CHALLENGE - Copy every line of the records below that holds the word "What".

━━━━━ GIVEN DATA ━━━━━

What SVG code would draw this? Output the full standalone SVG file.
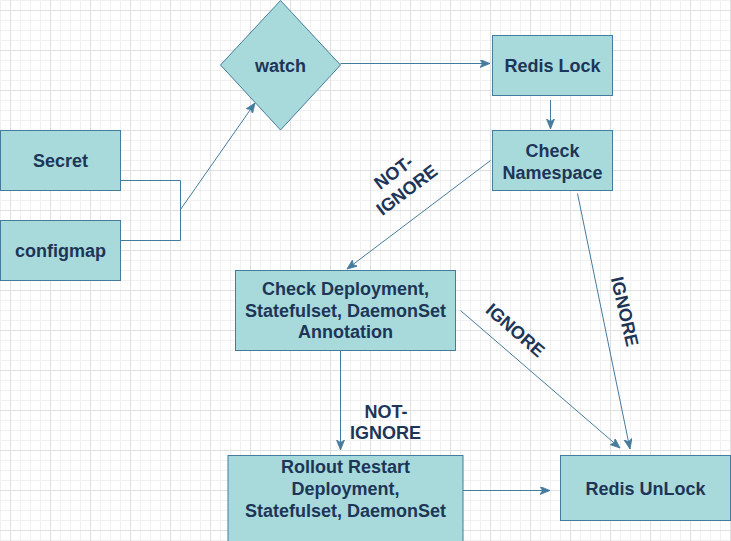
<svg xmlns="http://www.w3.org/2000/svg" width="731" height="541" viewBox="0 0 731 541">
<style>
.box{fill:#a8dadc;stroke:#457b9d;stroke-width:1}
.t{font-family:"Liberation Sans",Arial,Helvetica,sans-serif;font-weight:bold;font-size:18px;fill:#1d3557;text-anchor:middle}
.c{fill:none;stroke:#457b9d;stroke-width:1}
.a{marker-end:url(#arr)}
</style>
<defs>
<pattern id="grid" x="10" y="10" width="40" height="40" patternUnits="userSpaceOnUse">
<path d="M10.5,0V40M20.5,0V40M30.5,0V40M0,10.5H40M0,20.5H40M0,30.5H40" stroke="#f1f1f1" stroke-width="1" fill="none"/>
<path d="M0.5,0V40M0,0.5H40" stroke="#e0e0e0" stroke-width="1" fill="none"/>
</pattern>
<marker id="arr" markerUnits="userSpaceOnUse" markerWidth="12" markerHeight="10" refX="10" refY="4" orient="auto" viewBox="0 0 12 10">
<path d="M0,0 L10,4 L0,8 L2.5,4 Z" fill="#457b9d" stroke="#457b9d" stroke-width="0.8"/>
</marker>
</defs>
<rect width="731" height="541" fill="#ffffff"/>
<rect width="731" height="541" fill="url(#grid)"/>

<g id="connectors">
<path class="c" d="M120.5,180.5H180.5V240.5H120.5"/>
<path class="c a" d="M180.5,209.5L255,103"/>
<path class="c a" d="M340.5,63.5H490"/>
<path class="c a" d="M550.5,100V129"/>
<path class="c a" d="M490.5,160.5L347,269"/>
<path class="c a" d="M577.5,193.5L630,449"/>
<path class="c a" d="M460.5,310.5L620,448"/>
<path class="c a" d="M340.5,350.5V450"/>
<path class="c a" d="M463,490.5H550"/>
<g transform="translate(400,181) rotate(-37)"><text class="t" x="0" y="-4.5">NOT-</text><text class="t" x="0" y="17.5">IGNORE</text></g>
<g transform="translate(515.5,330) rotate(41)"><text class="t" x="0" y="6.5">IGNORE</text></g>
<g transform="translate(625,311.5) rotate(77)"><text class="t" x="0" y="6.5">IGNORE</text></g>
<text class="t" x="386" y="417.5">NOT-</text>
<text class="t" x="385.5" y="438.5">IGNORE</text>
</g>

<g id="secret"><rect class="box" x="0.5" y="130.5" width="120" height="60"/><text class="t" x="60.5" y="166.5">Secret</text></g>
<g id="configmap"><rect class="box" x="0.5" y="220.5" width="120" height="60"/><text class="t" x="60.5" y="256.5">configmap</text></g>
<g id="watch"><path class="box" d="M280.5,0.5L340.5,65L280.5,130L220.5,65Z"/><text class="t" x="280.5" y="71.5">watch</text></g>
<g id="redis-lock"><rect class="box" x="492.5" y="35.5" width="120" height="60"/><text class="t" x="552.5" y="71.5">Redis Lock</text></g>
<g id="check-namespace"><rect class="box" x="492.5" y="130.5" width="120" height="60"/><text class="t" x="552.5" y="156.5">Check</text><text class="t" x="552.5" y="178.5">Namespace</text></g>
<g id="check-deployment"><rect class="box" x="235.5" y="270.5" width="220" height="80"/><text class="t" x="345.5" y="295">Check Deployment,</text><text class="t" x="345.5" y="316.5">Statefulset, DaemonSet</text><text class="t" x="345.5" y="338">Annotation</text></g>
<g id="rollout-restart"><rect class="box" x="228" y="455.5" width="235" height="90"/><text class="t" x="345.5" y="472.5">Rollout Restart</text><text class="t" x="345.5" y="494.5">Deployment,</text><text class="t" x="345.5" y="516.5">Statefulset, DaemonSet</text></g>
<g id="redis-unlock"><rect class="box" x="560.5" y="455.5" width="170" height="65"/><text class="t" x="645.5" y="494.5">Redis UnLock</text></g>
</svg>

━━━━━
━━━━━ GIVEN DATA ━━━━━

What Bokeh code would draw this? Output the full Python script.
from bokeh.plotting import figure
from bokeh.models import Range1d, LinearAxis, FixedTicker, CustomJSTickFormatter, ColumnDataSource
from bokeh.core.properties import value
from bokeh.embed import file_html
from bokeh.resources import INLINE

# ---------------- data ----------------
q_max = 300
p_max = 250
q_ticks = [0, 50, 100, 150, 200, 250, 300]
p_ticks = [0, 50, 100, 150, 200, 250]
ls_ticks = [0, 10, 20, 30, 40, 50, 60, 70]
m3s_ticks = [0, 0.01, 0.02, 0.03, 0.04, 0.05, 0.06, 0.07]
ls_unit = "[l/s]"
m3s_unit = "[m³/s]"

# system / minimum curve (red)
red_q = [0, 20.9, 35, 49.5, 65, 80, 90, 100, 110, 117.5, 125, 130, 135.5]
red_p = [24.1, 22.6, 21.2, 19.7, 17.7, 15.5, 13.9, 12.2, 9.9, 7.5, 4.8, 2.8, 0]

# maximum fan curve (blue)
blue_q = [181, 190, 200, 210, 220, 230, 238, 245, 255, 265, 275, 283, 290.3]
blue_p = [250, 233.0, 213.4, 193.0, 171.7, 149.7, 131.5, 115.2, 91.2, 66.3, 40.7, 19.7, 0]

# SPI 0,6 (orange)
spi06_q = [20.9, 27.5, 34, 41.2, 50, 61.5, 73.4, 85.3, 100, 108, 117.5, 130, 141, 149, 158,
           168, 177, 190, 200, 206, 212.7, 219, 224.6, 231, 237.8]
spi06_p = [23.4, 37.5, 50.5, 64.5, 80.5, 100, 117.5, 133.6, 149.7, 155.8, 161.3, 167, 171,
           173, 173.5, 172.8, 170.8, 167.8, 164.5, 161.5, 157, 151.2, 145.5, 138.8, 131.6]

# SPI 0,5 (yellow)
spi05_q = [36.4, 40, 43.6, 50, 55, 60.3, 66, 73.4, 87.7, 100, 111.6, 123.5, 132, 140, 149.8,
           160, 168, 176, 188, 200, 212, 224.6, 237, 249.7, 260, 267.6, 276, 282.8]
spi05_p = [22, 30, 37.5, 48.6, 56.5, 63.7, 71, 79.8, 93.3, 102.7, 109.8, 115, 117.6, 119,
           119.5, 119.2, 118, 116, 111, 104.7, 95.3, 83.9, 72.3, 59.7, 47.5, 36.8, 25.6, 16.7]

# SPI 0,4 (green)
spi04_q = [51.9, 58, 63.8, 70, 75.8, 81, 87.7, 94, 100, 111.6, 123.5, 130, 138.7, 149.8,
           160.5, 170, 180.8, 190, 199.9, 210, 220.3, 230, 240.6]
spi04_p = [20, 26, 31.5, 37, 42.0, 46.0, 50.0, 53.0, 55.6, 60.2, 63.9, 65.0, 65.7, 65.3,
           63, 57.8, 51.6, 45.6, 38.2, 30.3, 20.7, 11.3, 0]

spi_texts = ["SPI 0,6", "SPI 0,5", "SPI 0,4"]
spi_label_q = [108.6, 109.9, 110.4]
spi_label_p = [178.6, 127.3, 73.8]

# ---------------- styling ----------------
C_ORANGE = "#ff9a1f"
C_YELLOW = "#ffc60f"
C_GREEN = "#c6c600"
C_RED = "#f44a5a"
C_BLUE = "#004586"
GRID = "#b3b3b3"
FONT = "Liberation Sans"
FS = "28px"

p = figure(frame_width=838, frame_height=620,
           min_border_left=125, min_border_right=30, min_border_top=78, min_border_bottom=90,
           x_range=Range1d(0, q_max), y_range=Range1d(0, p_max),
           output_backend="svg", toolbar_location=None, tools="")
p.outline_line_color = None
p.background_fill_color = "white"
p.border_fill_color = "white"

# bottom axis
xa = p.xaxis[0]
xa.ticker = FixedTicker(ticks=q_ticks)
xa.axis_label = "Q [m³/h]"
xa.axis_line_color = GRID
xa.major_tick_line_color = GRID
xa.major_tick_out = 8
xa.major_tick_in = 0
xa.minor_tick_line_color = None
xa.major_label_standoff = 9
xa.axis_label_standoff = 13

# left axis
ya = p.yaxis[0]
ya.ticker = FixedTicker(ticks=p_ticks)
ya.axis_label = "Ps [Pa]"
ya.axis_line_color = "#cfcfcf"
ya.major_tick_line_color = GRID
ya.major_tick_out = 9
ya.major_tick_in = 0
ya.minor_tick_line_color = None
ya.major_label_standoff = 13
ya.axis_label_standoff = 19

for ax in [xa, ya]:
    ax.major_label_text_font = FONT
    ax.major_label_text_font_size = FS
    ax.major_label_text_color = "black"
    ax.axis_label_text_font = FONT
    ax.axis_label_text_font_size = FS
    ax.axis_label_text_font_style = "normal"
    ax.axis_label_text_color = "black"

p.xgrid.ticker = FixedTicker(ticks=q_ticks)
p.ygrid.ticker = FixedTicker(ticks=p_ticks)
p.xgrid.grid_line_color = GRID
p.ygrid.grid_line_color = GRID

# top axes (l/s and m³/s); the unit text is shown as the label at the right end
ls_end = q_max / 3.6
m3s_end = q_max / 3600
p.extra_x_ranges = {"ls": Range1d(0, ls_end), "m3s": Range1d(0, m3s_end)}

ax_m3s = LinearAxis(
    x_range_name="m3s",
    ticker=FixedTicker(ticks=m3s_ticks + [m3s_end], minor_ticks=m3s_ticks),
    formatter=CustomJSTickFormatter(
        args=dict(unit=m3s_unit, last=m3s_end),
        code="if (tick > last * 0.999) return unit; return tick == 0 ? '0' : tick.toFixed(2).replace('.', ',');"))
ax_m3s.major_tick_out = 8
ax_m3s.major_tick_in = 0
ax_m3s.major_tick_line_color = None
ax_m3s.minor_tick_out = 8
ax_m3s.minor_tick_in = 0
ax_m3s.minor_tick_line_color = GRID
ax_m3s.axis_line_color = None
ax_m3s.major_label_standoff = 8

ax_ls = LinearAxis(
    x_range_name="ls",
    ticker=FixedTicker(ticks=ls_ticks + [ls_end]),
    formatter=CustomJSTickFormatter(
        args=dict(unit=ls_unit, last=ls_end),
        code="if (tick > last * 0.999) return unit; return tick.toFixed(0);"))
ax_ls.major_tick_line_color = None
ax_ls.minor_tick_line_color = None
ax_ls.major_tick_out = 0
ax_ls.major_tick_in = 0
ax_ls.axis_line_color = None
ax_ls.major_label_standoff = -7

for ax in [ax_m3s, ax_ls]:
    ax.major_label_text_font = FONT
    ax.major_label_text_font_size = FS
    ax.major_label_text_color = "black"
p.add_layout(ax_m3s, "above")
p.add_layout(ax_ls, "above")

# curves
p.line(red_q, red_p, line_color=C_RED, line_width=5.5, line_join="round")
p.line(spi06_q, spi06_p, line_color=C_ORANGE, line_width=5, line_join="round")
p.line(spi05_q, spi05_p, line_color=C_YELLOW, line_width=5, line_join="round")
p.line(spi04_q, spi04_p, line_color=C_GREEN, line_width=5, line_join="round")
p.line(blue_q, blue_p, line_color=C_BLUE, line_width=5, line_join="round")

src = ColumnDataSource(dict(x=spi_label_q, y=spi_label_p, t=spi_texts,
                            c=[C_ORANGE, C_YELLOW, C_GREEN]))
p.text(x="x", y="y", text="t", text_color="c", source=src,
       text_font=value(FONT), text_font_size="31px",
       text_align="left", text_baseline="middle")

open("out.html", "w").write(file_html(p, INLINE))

━━━━━

COMPLETE RESPONSE -
What SVG code would draw this? Output the full standalone SVG file.
What Bokeh code would draw this? Output the full Python script.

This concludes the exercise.